Launching Photography Startups | So You Want To Be A Photographer? How To Start And Run A Money Making Photography Business
Launching Photography Startups | Simple fact: creative artists like photographers need business know-how just as much as Internet startup businesses and small companies. A photography career can be truly fulfilling, however, as you launch into the professional realm, it is vitally important to be thoughtful and realistic about the road ahead. Your favorite photographers may make their job look easy, but trust us, it’s not. There are many things that should be considered before starting up your own photography business.
Today, it is easier than ever to get your hands on a camera and start taking pictures, but becoming a successful photographer requires a lot of time and effort. The photography business can be extremely demanding, both financially and in terms of work hours. But if you are dedicated and passionate about taking pictures, and you are willing to deal with a bit of unpredictability, it may be just the ideal career for you. If you’re thinking of taking this passion a few steps further into launching your own photography business, we have a few crucial tips and recommendations you should consider before plunging in.

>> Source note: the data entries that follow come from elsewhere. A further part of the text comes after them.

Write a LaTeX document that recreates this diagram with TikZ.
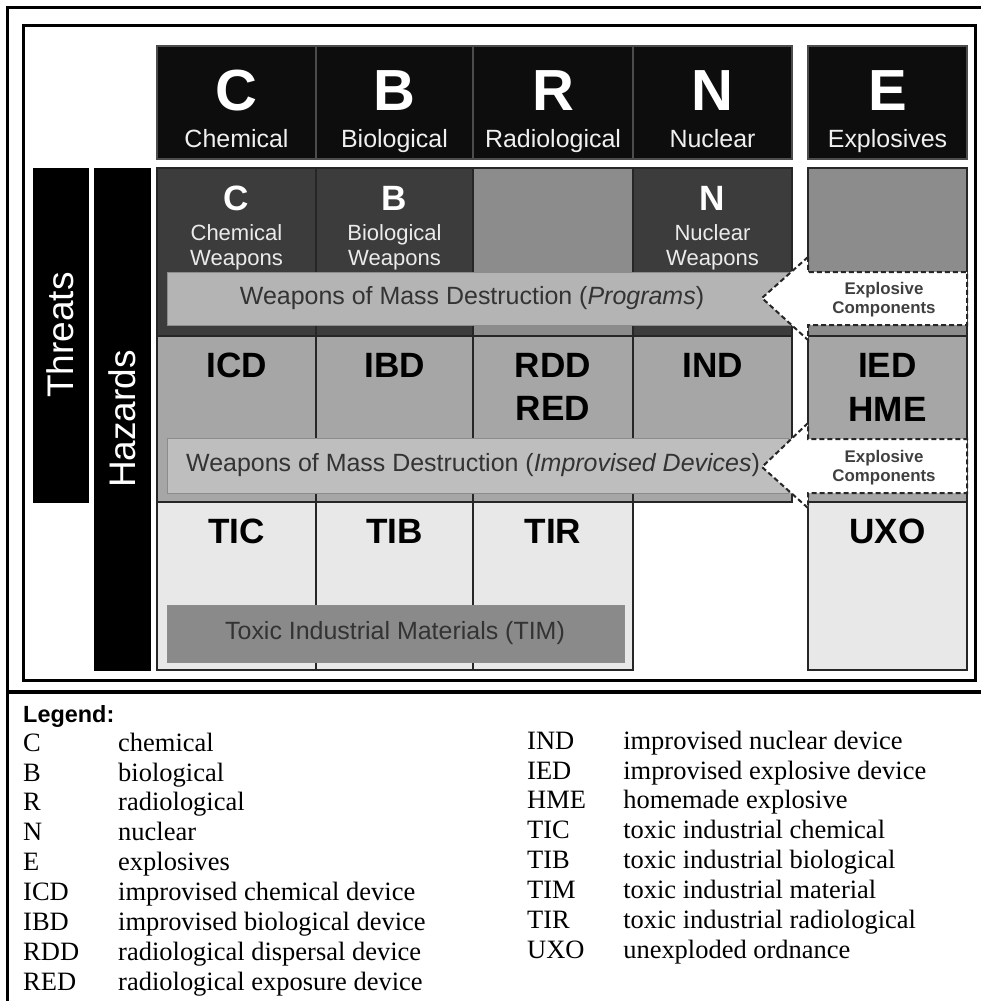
\documentclass[tikz,border=0pt]{standalone}
\usepackage{fontspec}
\setmainfont{Liberation Serif}
\setsansfont{Liberation Sans}

\newdimen\pxu
\pxu=0.03cm

\definecolor{rowDark}{HTML}{3C3C3C}
\definecolor{rowMid}{HTML}{8C8C8C}
\definecolor{rowDev}{HTML}{A6A6A6}
\definecolor{rowTox}{HTML}{E8E8E8}
\definecolor{barProg}{HTML}{B4B4B4}
\definecolor{barDev}{HTML}{BEBEBE}
\definecolor{barTim}{HTML}{8A8A8A}
\definecolor{textGray}{HTML}{333333}

\tikzset{
	cell/.style={rectangle, draw=black!85, line width=2\pxu, inner sep=0pt, outer sep=0pt},
	headCell/.style={cell, fill=black!95, draw=black!70},
	bigLetter/.style={text=white, anchor=base, inner sep=0pt, font=\sffamily\bfseries\fontsize{49.5}{50}\selectfont},
	headName/.style={text=white!94!black, anchor=base, inner sep=0pt, font=\sffamily\fontsize{21.3}{22}\selectfont},
	weapLetter/.style={text=white, anchor=base, inner sep=0pt, font=\sffamily\bfseries\fontsize{30}{31}\selectfont},
	weapName/.style={text=white!92!black, anchor=base, inner sep=0pt, font=\sffamily\fontsize{18.8}{20}\selectfont},
	devCode/.style={text=black, anchor=base, inner sep=0pt, font=\sffamily\bfseries\fontsize{30}{31}\selectfont},
	wmdBar/.style={rectangle, draw=black!45, line width=1\pxu, inner sep=0pt, outer sep=0pt},
	barText/.style={text=textGray, inner sep=0pt, font=\sffamily\fontsize{21.3}{22}\selectfont},
	sideBar/.style={rectangle, fill=black, draw=black, inner sep=0pt, text=white, font=\sffamily\fontsize{31.6}{32}\selectfont},
	explArrow/.style={draw=black!85, fill=white, dash pattern=on 5\pxu off 3\pxu, line width=2\pxu},
	explText/.style={text=black!75, align=center, inner sep=0pt, font=\sffamily\bfseries\fontsize{14.4}{16.2}\selectfont},
	legendCol/.style={anchor=base west, inner sep=0pt, font=\fontsize{22.6}{25.6}\selectfont}
}

\begin{document}
\begin{tikzpicture}[x=0.03cm, y=-0.03cm]
	\useasboundingbox (0,0) rectangle (981,1001);

	% outer frame and legend separator
	\draw[line width=3\pxu] (7,1001) -- (7,7) -- (981,7);
	\draw[line width=3.5\pxu] (7,692) -- (981,692);
	\node[rectangle, draw=black, line width=3\pxu, fill=white, minimum width=952\pxu, minimum height=655\pxu, inner sep=0pt](innerFrame) at (499.75,352.5){};

	% draw side bars
	\node[sideBar, rotate=90, minimum width=334\pxu, minimum height=55\pxu](threatsBar) at (60.5,335){Threats};
	\node[sideBar, rotate=90, minimum width=502\pxu, minimum height=56\pxu](hazardsBar) at (122,419){Hazards};

	% draw header boxes
	\node[headCell, minimum width=159\pxu, minimum height=113\pxu](headC) at (236.5,102.5){};
	\node[bigLetter](headCLetter) at (236.5,110){C};
	\node[headName](headCName) at (236.5,147){Chemical};

	\node[headCell, minimum width=157\pxu, minimum height=113\pxu](headB) at (394.5,102.5){};
	\node[bigLetter](headBLetter) at (394.5,110){B};
	\node[headName](headBName) at (394.5,147){Biological};

	\node[headCell, minimum width=160\pxu, minimum height=113\pxu](headR) at (553,102.5){};
	\node[bigLetter](headRLetter) at (553,110){R};
	\node[headName](headRName) at (553,147){Radiological};

	\node[headCell, minimum width=159\pxu, minimum height=113\pxu](headN) at (712.5,102.5){};
	\node[bigLetter](headNLetter) at (712.5,110){N};
	\node[headName](headNName) at (712.5,147){Nuclear};

	\node[headCell, minimum width=159\pxu, minimum height=113\pxu](headE) at (887.5,102.5){};
	\node[bigLetter](headELetter) at (887.5,110){E};
	\node[headName](headEName) at (887.5,147){Explosives};

	% draw weapons boxes
	\node[cell, fill=rowDark, minimum width=159\pxu, minimum height=168\pxu](weapC) at (236.5,252){};
	\node[weapLetter](weapCLetter) at (236.5,210){C};
	\node[weapName](weapCName1) at (236.5,240){Chemical};
	\node[weapName](weapCName2) at (236.5,265){Weapons};

	\node[cell, fill=rowDark, minimum width=157\pxu, minimum height=168\pxu](weapB) at (394.5,252){};
	\node[weapLetter](weapBLetter) at (394.5,210){B};
	\node[weapName](weapBName1) at (394.5,240){Biological};
	\node[weapName](weapBName2) at (394.5,265){Weapons};

	\node[cell, fill=rowMid, minimum width=160\pxu, minimum height=168\pxu](weapR) at (553,252){};

	\node[cell, fill=rowDark, minimum width=159\pxu, minimum height=168\pxu](weapN) at (712.5,252){};
	\node[weapLetter](weapNLetter) at (712.5,210){N};
	\node[weapName](weapNName1) at (712.5,240){Nuclear};
	\node[weapName](weapNName2) at (712.5,265){Weapons};

	\node[cell, fill=rowMid, minimum width=159\pxu, minimum height=168\pxu](weapE) at (887.5,252){};

	\node[wmdBar, fill=barProg, minimum width=623\pxu, minimum height=53\pxu](progBar) at (478.5,298.5){};
	\node[barText](progText) at (472,298.5){Weapons of Mass Destruction (\textit{Programs})};

	% draw improvised device boxes
	\node[cell, fill=rowDev, minimum width=159\pxu, minimum height=166\pxu](devC) at (236.5,419){};
	\node[devCode](icd) at (236.5,377){ICD};

	\node[cell, fill=rowDev, minimum width=157\pxu, minimum height=166\pxu](devB) at (394.5,419){};
	\node[devCode](ibd) at (394.5,377){IBD};

	\node[cell, fill=rowDev, minimum width=160\pxu, minimum height=166\pxu](devR) at (553,419){};
	\node[devCode](rdd) at (553,377){RDD};
	\node[devCode](red) at (553,420){RED};

	\node[cell, fill=rowDev, minimum width=159\pxu, minimum height=166\pxu](devN) at (712.5,419){};
	\node[devCode](ind) at (712.5,377){IND};

	\node[cell, fill=rowDev, minimum width=159\pxu, minimum height=166\pxu](devE) at (887.5,419){};
	\node[devCode](ied) at (887.5,377){IED};
	\node[devCode](hme) at (887.5,421){HME};

	\node[wmdBar, fill=barDev, minimum width=621\pxu, minimum height=55\pxu](devBar) at (477.5,465.5){};
	\node[barText](devText) at (473,465.5){Weapons of Mass Destruction (\textit{Improvised Devices})};

	% draw toxic industrial boxes
	\node[cell, fill=rowTox, minimum width=159\pxu, minimum height=168\pxu](toxC) at (236.5,586){};
	\node[devCode](tic) at (236.5,543){TIC};

	\node[cell, fill=rowTox, minimum width=157\pxu, minimum height=168\pxu](toxB) at (394.5,586){};
	\node[devCode](tib) at (394.5,543){TIB};

	\node[cell, fill=rowTox, minimum width=160\pxu, minimum height=168\pxu](toxR) at (553,586){};
	\node[devCode](tir) at (553,543){TIR};

	\node[cell, fill=rowTox, minimum width=159\pxu, minimum height=168\pxu](toxE) at (887.5,586){};
	\node[devCode](uxo) at (887.5,543){UXO};

	\node[wmdBar, fill=barTim, minimum width=457\pxu, minimum height=57\pxu](timBar) at (395.5,633.5){};
	\node[barText](timText) at (395,633.5){Toxic Industrial Materials (TIM)};

	% explosive components arrows
	\draw[explArrow] (808,257) -- (762,298) -- (808,340) -- (808,325) -- (967,325) -- (967,272) -- (808,272) -- cycle;
	\node[explText](explComp1) at (884,300){Explosive\\Components};

	\draw[explArrow] (808,423) -- (762,467) -- (808,508) -- (808,493) -- (967,493) -- (967,439) -- (808,439) -- cycle;
	\node[explText](explComp2) at (884,468){Explosive\\Components};

	% legend
	\node[anchor=base west, inner sep=0pt, font=\sffamily\bfseries\fontsize{20}{22}\selectfont](legendTitle) at (23,722){Legend:};
	\node[legendCol](legendLeft) at (23,751){\begin{tabular}[t]{@{}p{81.1pt}@{}l@{}}
		C & chemical\\
		B & biological\\
		R & radiological\\
		N & nuclear\\
		E & explosives\\
		ICD & improvised chemical device\\
		IBD & improvised biological device\\
		RDD & radiological dispersal device\\
		RED & radiological exposure device
	\end{tabular}};
	\node[legendCol](legendRight) at (527,749){\begin{tabular}[t]{@{}p{82pt}@{}l@{}}
		IND & improvised nuclear device\\
		IED & improvised explosive device\\
		HME & homemade explosive\\
		TIC & toxic industrial chemical\\
		TIB & toxic industrial biological\\
		TIM & toxic industrial material\\
		TIR & toxic industrial radiological\\
		UXO & unexploded ordnance
	\end{tabular}};
\end{tikzpicture}
\end{document}
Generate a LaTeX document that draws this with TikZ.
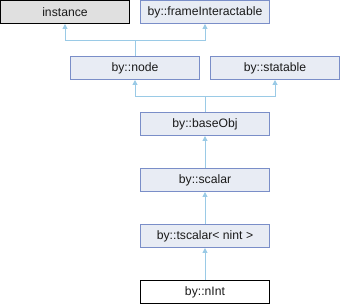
\documentclass[tikz,border=0pt]{standalone}
\usepackage{fontspec}
\setmainfont{Liberation Sans}
\usetikzlibrary{arrows.meta}
\definecolor{boxfill}{HTML}{E8ECF4}
\definecolor{boxline}{HTML}{7A8EC8}
\definecolor{edgeblue}{HTML}{9ACAE6}
\definecolor{greyfill}{HTML}{E0E0E0}
\definecolor{txt}{HTML}{1A1A1A}
\begin{document}
\begin{tikzpicture}[x=1pt,y=-1pt,
  cls/.style={draw=boxline,fill=boxfill,line width=1pt,minimum width=129pt,minimum height=23pt,inner sep=0pt,text=txt,font=\fontsize{12.2}{14}\selectfont},
  ext/.style={cls,draw=black,fill=greyfill},
  cur/.style={cls,draw=black,fill=white},
  edge/.style={draw=edgeblue,line width=1pt,-{Triangle[width=5pt,length=5pt]}}]
\useasboundingbox (0,0) rectangle (340,304);
\node[ext] (instance) at (65,12) {instance};
\node[cls] (frame) at (205,12) {by::frameInteractable};
\node[cls] (node) at (135,68) {by::node};
\node[cls] (statable) at (275,68) {by::statable};
\node[cls] (baseobj) at (205,124) {by::baseObj};
\node[cls] (scalar) at (205,180) {by::scalar};
\node[cls] (tscalar) at (205,236) {by::tscalar< nint >};
\node[cur] (nint) at (205,292) {by::nInt};
% inheritance
\coordinate (j1) at (135,40.5);
\coordinate (j2) at (205,96.5);
\draw[edge] (node.north) -- (j1) -| (instance.south);
\draw[edge] (j1) -| (frame.south);
\draw[edge] (baseobj.north) -- (j2) -| (node.south);
\draw[edge] (j2) -| (statable.south);
\draw[edge] (scalar) -- (baseobj);
\draw[edge] (tscalar) -- (scalar);
\draw[edge] (nint) -- (tscalar);
\end{tikzpicture}
\end{document}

Make A Business Plan | Launching Photography Startups
Any serious business person will tell you that you have to organize your thoughts on paper. This detailed document serves as your overview and a road map, describing what your business is and how it will be profitable. It breaks down things like cash flow, expenses, ownership, and competition. Starting a business begins with the end. By setting business goals you will find a clear path to your destination, like breadcrumbs to follow down the road. You have to be a very skilled business person to make a decent living taking pictures, and you’ll get there much more quickly if you start out right.

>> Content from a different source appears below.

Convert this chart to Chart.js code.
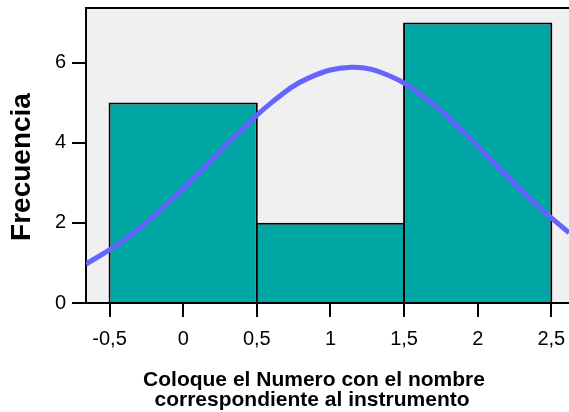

Come Up With A Pricing Plan | Launching Photography Startups
How much will you charge for your services? It’s a difficult question for every photographer, particularly when you’re just starting out. Keep in mind that as a photographer, you are not competing with the cheap chain studios, so don’t price like them. For every hour you spend shooting, you’ll spend about three hours editing. You are providing a much more refined service, with 300% more time involved. Factor that into your rates. Create business pricing packages and draft contract templates for your clients. Coming up with these before you open your business will help you to run your business without having to worry about these details.
First Steps In Marketing Your Business | Launching Photography Startups
Once your portfolio is complete and your business is branded, it’s time to begin marketing your photography business. Landing work through word of mouth is a powerful way to promote your business but it’s not always available, particularly when you’re just starting out. Thanks to the internet you can reach thousands or even millions of people within a few clicks. Online communities such as Facebook, Flickr, Blogger and Twitter can link your postings to a worldwide audience.

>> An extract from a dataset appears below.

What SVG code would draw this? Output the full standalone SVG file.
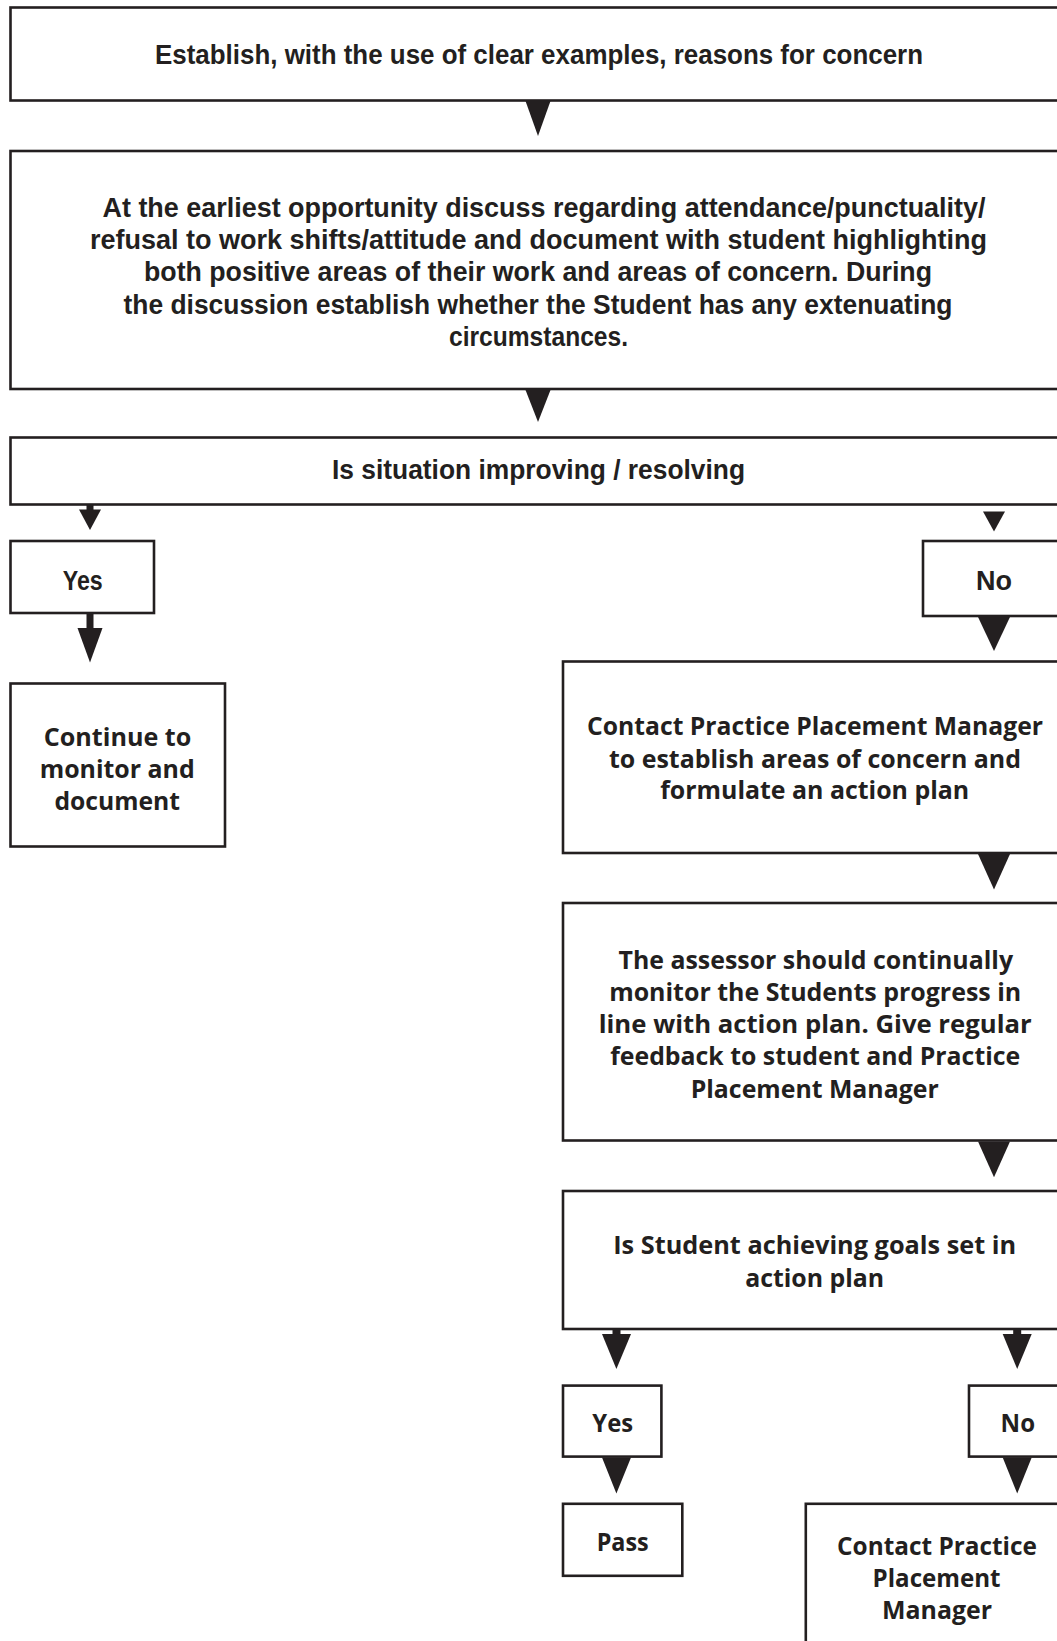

Invest In A Killer Website | Launching Photography Startups
Although there is still a need for directory books, newspaper ads and magazine listings – you have to consider building a strong presence on the internet. There are free website templates out there, but your website is like your own digital storefront. You want it to be impressive, so it’s best to have a website professionally designed just for you. Google discriminates against websites that have large or high resolution images – so make sure to reduce your files to 72dpi. It is also a good idea to watermark your work, especially if you decide to sell your images online, and to list at least some of your prices. This helps manage potential client’s expectations and keeps people from trying to negotiate for a lower price.
Referrals Are Essential | Launching Photography Startups
Word of mouth referrals are the most powerful sources of bookings for photographers. People are way more likely to trust the recommendation of a friend than an ad in a magazine. Join groups, forums, clubs, collectives, whatever you can. Make sure these people know about you and enjoy working with you, and you’ll get referrals. Offer discounts to your current clients for referring people that they know, or offer discounts to them based upon the type of photography you are doing. For example, if a couple wants you to take their wedding photos, offer them an engagement sitting for free.